In a hog market outlook newsletter released Monday, Hurt said this year may replace 1998 as the worst financial year for pork producers in modern history. The No. 1 culprit is high feed costs and the second is too many hogs.
Unrelenting gains in corn and soy meal prices will potentially "drive 2008 costs to the highest annual level ever in the history of hog production," Hurt said. Also, there are more slaughter hogs than accounted for in the US Department of Agriculture's inventory reports, with no signs of moderation.
Estimates for slaughter at the beginning of the last quarter of 2007 were about 4.5 percent higher. Actual slaughter for the period, however, was up almost 9 percent. USDA increased last spring's farrowings somewhat, but there were still nearly 3 percent more unexplained slaughter hogs, Hurt said.
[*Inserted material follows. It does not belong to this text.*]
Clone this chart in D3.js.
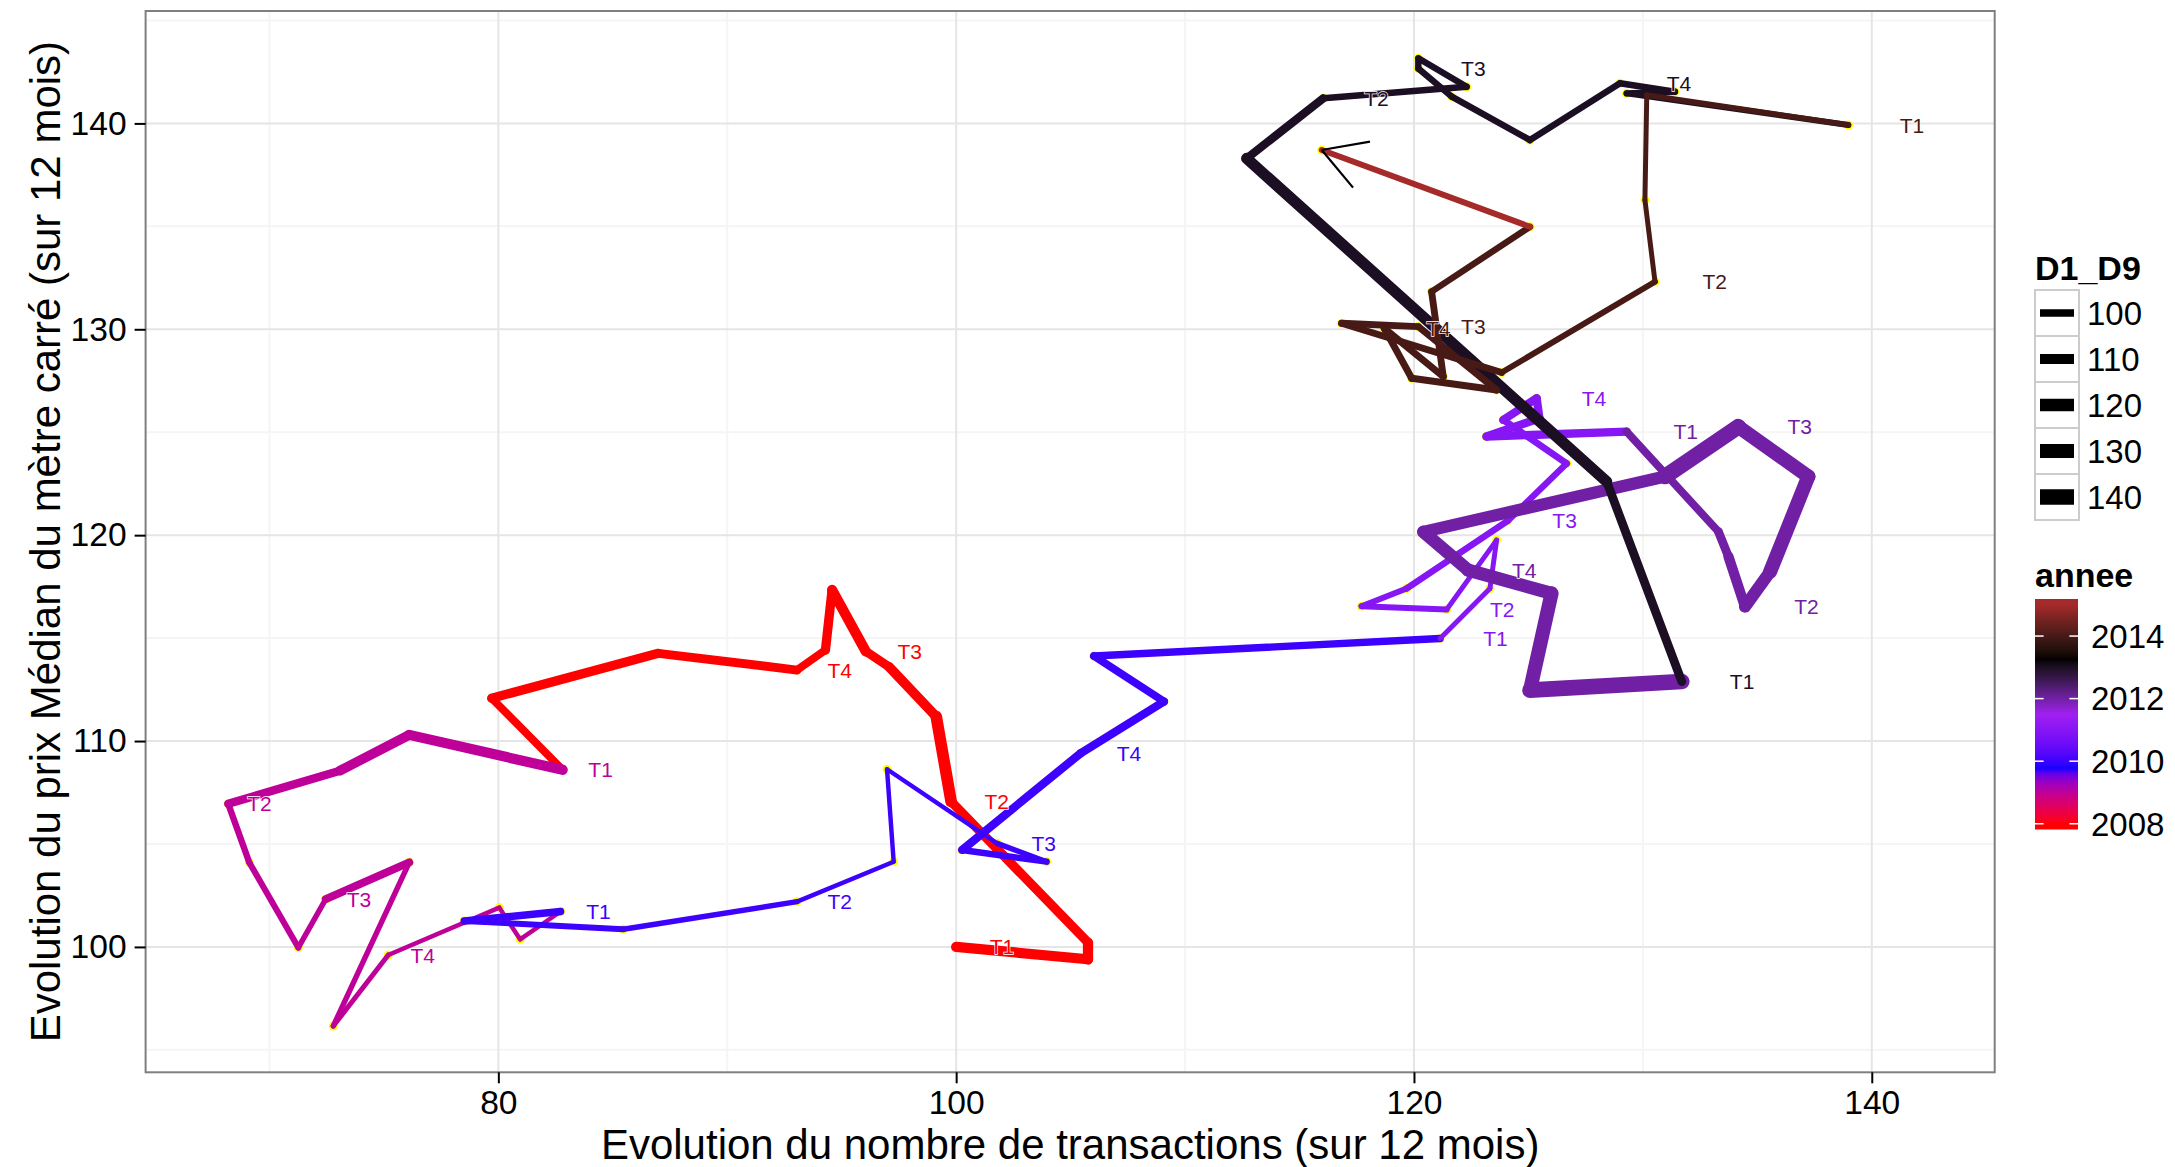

"The great worry is that there may still be several percent more hogs than USDA has counted in the December update," he said. The December USDA inventory count indicated that slaughter would rise by about 4 percent for the first five months of 2008. If USDA has undercounted, slaughter could be 6 percent to 7 percent higher, he said. USDA indicated that the Dec. 1 breeding herd was up by just one percent and that winter farrowings would rise by two percent and spring farrowings by one percent.
"Pork supplies are expected to expand by 3 percent to 5 percent in each of the first three quarters of the year. By the final quarter, production may be about the same as the final quarter of 2007, but that was way too much pork," Hurt said. Annual production in 2008 will rise by about 3 percent. This, he said, is too much pork to be sold at profitable prices.
Live hog prices for 2008 are estimated at US$46.30 per hundredweight on a live basis, down from US$47.10 in 2007. Prices are expected to average in the very low US$40s in the first quarter of the year, rise to the high US$40s for the second and third quarter and finish the last quarter with mid-US$40s averages. Annual prices for 2008 are expected to be the lowest in five years.